What needs to be done: Write out every entry exactly as it appears.

_ _ _ _

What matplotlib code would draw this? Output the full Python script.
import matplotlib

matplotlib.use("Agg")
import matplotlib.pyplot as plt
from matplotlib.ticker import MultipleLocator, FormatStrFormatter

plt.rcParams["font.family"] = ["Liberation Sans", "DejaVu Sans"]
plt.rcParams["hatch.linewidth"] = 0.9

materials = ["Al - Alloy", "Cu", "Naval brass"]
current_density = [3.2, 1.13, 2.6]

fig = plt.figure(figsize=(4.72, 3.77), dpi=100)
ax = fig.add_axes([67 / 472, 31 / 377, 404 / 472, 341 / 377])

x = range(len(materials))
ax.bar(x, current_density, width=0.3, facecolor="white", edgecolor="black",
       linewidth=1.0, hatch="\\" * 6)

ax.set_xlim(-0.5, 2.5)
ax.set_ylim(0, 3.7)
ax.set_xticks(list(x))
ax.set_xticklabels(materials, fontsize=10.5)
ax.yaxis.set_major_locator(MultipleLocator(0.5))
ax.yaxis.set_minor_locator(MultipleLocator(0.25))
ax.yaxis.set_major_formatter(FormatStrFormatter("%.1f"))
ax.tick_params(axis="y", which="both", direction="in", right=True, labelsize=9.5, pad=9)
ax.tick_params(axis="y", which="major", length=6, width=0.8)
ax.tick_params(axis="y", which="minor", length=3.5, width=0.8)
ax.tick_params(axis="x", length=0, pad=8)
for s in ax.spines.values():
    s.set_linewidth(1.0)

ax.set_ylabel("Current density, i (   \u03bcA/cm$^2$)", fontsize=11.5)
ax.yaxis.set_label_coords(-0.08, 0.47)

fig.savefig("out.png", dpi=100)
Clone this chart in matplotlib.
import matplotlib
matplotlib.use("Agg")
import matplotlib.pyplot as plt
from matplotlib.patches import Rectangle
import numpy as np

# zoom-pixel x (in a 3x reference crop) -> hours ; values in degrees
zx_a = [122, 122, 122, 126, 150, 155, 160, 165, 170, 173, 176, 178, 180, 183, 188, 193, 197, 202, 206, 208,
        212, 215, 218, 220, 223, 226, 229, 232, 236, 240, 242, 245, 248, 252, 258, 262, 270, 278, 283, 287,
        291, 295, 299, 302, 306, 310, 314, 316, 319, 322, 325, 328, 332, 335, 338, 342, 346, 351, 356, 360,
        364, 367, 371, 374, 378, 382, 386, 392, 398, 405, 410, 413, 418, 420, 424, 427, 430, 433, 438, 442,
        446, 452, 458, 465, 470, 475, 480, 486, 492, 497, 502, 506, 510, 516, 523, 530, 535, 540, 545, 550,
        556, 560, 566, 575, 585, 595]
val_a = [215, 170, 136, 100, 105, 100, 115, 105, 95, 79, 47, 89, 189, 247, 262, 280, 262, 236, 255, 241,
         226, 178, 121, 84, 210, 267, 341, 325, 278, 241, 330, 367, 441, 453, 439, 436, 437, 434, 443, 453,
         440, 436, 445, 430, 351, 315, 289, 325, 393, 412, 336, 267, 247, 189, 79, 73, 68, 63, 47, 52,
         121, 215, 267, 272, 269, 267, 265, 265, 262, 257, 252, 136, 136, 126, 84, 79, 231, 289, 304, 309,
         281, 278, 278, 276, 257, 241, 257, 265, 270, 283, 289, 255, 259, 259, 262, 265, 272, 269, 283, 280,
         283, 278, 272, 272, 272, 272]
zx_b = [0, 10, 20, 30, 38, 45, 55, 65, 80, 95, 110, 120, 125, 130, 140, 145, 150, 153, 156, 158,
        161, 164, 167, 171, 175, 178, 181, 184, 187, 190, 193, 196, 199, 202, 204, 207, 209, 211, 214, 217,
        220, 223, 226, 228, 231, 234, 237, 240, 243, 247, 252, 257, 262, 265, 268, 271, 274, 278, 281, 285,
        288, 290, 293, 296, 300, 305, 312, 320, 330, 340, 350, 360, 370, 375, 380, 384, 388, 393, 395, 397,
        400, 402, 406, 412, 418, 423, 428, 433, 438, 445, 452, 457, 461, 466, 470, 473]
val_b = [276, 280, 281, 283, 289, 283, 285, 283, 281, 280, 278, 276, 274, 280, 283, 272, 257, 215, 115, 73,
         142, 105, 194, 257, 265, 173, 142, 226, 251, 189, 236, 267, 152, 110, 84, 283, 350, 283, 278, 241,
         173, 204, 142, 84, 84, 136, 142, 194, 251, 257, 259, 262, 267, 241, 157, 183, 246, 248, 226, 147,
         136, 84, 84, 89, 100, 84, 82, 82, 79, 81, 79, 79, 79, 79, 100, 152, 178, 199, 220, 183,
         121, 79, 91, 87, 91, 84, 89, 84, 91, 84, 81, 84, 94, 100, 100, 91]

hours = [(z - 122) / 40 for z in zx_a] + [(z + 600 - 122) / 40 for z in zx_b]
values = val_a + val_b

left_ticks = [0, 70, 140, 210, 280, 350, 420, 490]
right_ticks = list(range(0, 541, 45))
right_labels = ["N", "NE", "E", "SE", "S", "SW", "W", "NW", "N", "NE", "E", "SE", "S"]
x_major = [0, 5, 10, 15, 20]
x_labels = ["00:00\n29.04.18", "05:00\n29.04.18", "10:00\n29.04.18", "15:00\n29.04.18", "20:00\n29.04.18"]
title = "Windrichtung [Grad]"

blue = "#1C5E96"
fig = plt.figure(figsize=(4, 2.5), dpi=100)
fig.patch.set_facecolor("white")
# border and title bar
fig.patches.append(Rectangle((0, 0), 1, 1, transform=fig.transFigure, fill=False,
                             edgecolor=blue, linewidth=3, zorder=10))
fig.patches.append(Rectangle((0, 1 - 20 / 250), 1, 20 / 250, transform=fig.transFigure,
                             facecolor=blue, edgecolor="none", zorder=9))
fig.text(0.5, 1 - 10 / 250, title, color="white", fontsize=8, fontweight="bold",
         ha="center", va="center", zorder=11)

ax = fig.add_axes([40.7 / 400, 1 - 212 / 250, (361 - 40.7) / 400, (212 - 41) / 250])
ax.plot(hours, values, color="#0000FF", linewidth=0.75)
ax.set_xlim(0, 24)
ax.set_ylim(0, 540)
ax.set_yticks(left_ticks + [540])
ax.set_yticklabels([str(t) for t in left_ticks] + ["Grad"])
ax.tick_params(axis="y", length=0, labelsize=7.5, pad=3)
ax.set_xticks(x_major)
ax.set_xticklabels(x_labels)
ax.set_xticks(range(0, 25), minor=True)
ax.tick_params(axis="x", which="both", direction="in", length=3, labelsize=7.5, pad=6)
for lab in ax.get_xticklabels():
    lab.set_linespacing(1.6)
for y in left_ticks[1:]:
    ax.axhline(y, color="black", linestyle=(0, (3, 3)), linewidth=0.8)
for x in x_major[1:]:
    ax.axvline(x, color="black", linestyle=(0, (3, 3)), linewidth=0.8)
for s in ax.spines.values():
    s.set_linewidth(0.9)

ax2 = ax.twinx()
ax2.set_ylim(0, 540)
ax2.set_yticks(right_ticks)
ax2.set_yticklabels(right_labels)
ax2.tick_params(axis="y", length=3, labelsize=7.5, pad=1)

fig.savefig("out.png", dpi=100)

_ _ _ _

Full output:
What matplotlib code would draw this? Output the full Python script.
import matplotlib

matplotlib.use("Agg")
import matplotlib.pyplot as plt
from matplotlib.ticker import MultipleLocator, FormatStrFormatter

plt.rcParams["font.family"] = ["Liberation Sans", "DejaVu Sans"]
plt.rcParams["hatch.linewidth"] = 0.9

materials = ["Al - Alloy", "Cu", "Naval brass"]
current_density = [3.2, 1.13, 2.6]

fig = plt.figure(figsize=(4.72, 3.77), dpi=100)
ax = fig.add_axes([67 / 472, 31 / 377, 404 / 472, 341 / 377])

x = range(len(materials))
ax.bar(x, current_density, width=0.3, facecolor="white", edgecolor="black",
       linewidth=1.0, hatch="\\" * 6)

ax.set_xlim(-0.5, 2.5)
ax.set_ylim(0, 3.7)
ax.set_xticks(list(x))
ax.set_xticklabels(materials, fontsize=10.5)
ax.yaxis.set_major_locator(MultipleLocator(0.5))
ax.yaxis.set_minor_locator(MultipleLocator(0.25))
ax.yaxis.set_major_formatter(FormatStrFormatter("%.1f"))
ax.tick_params(axis="y", which="both", direction="in", right=True, labelsize=9.5, pad=9)
ax.tick_params(axis="y", which="major", length=6, width=0.8)
ax.tick_params(axis="y", which="minor", length=3.5, width=0.8)
ax.tick_params(axis="x", length=0, pad=8)
for s in ax.spines.values():
    s.set_linewidth(1.0)

ax.set_ylabel("Current density, i (   \u03bcA/cm$^2$)", fontsize=11.5)
ax.yaxis.set_label_coords(-0.08, 0.47)

fig.savefig("out.png", dpi=100)
Clone this chart in matplotlib.
import matplotlib
matplotlib.use("Agg")
import matplotlib.pyplot as plt
from matplotlib.patches import Rectangle
import numpy as np

# zoom-pixel x (in a 3x reference crop) -> hours ; values in degrees
zx_a = [122, 122, 122, 126, 150, 155, 160, 165, 170, 173, 176, 178, 180, 183, 188, 193, 197, 202, 206, 208,
        212, 215, 218, 220, 223, 226, 229, 232, 236, 240, 242, 245, 248, 252, 258, 262, 270, 278, 283, 287,
        291, 295, 299, 302, 306, 310, 314, 316, 319, 322, 325, 328, 332, 335, 338, 342, 346, 351, 356, 360,
        364, 367, 371, 374, 378, 382, 386, 392, 398, 405, 410, 413, 418, 420, 424, 427, 430, 433, 438, 442,
        446, 452, 458, 465, 470, 475, 480, 486, 492, 497, 502, 506, 510, 516, 523, 530, 535, 540, 545, 550,
        556, 560, 566, 575, 585, 595]
val_a = [215, 170, 136, 100, 105, 100, 115, 105, 95, 79, 47, 89, 189, 247, 262, 280, 262, 236, 255, 241,
         226, 178, 121, 84, 210, 267, 341, 325, 278, 241, 330, 367, 441, 453, 439, 436, 437, 434, 443, 453,
         440, 436, 445, 430, 351, 315, 289, 325, 393, 412, 336, 267, 247, 189, 79, 73, 68, 63, 47, 52,
         121, 215, 267, 272, 269, 267, 265, 265, 262, 257, 252, 136, 136, 126, 84, 79, 231, 289, 304, 309,
         281, 278, 278, 276, 257, 241, 257, 265, 270, 283, 289, 255, 259, 259, 262, 265, 272, 269, 283, 280,
         283, 278, 272, 272, 272, 272]
zx_b = [0, 10, 20, 30, 38, 45, 55, 65, 80, 95, 110, 120, 125, 130, 140, 145, 150, 153, 156, 158,
        161, 164, 167, 171, 175, 178, 181, 184, 187, 190, 193, 196, 199, 202, 204, 207, 209, 211, 214, 217,
        220, 223, 226, 228, 231, 234, 237, 240, 243, 247, 252, 257, 262, 265, 268, 271, 274, 278, 281, 285,
        288, 290, 293, 296, 300, 305, 312, 320, 330, 340, 350, 360, 370, 375, 380, 384, 388, 393, 395, 397,
        400, 402, 406, 412, 418, 423, 428, 433, 438, 445, 452, 457, 461, 466, 470, 473]
val_b = [276, 280, 281, 283, 289, 283, 285, 283, 281, 280, 278, 276, 274, 280, 283, 272, 257, 215, 115, 73,
         142, 105, 194, 257, 265, 173, 142, 226, 251, 189, 236, 267, 152, 110, 84, 283, 350, 283, 278, 241,
         173, 204, 142, 84, 84, 136, 142, 194, 251, 257, 259, 262, 267, 241, 157, 183, 246, 248, 226, 147,
         136, 84, 84, 89, 100, 84, 82, 82, 79, 81, 79, 79, 79, 79, 100, 152, 178, 199, 220, 183,
         121, 79, 91, 87, 91, 84, 89, 84, 91, 84, 81, 84, 94, 100, 100, 91]

hours = [(z - 122) / 40 for z in zx_a] + [(z + 600 - 122) / 40 for z in zx_b]
values = val_a + val_b

left_ticks = [0, 70, 140, 210, 280, 350, 420, 490]
right_ticks = list(range(0, 541, 45))
right_labels = ["N", "NE", "E", "SE", "S", "SW", "W", "NW", "N", "NE", "E", "SE", "S"]
x_major = [0, 5, 10, 15, 20]
x_labels = ["00:00\n29.04.18", "05:00\n29.04.18", "10:00\n29.04.18", "15:00\n29.04.18", "20:00\n29.04.18"]
title = "Windrichtung [Grad]"

blue = "#1C5E96"
fig = plt.figure(figsize=(4, 2.5), dpi=100)
fig.patch.set_facecolor("white")
# border and title bar
fig.patches.append(Rectangle((0, 0), 1, 1, transform=fig.transFigure, fill=False,
                             edgecolor=blue, linewidth=3, zorder=10))
fig.patches.append(Rectangle((0, 1 - 20 / 250), 1, 20 / 250, transform=fig.transFigure,
                             facecolor=blue, edgecolor="none", zorder=9))
fig.text(0.5, 1 - 10 / 250, title, color="white", fontsize=8, fontweight="bold",
         ha="center", va="center", zorder=11)

ax = fig.add_axes([40.7 / 400, 1 - 212 / 250, (361 - 40.7) / 400, (212 - 41) / 250])
ax.plot(hours, values, color="#0000FF", linewidth=0.75)
ax.set_xlim(0, 24)
ax.set_ylim(0, 540)
ax.set_yticks(left_ticks + [540])
ax.set_yticklabels([str(t) for t in left_ticks] + ["Grad"])
ax.tick_params(axis="y", length=0, labelsize=7.5, pad=3)
ax.set_xticks(x_major)
ax.set_xticklabels(x_labels)
ax.set_xticks(range(0, 25), minor=True)
ax.tick_params(axis="x", which="both", direction="in", length=3, labelsize=7.5, pad=6)
for lab in ax.get_xticklabels():
    lab.set_linespacing(1.6)
for y in left_ticks[1:]:
    ax.axhline(y, color="black", linestyle=(0, (3, 3)), linewidth=0.8)
for x in x_major[1:]:
    ax.axvline(x, color="black", linestyle=(0, (3, 3)), linewidth=0.8)
for s in ax.spines.values():
    s.set_linewidth(0.9)

ax2 = ax.twinx()
ax2.set_ylim(0, 540)
ax2.set_yticks(right_ticks)
ax2.set_yticklabels(right_labels)
ax2.tick_params(axis="y", length=3, labelsize=7.5, pad=1)

fig.savefig("out.png", dpi=100)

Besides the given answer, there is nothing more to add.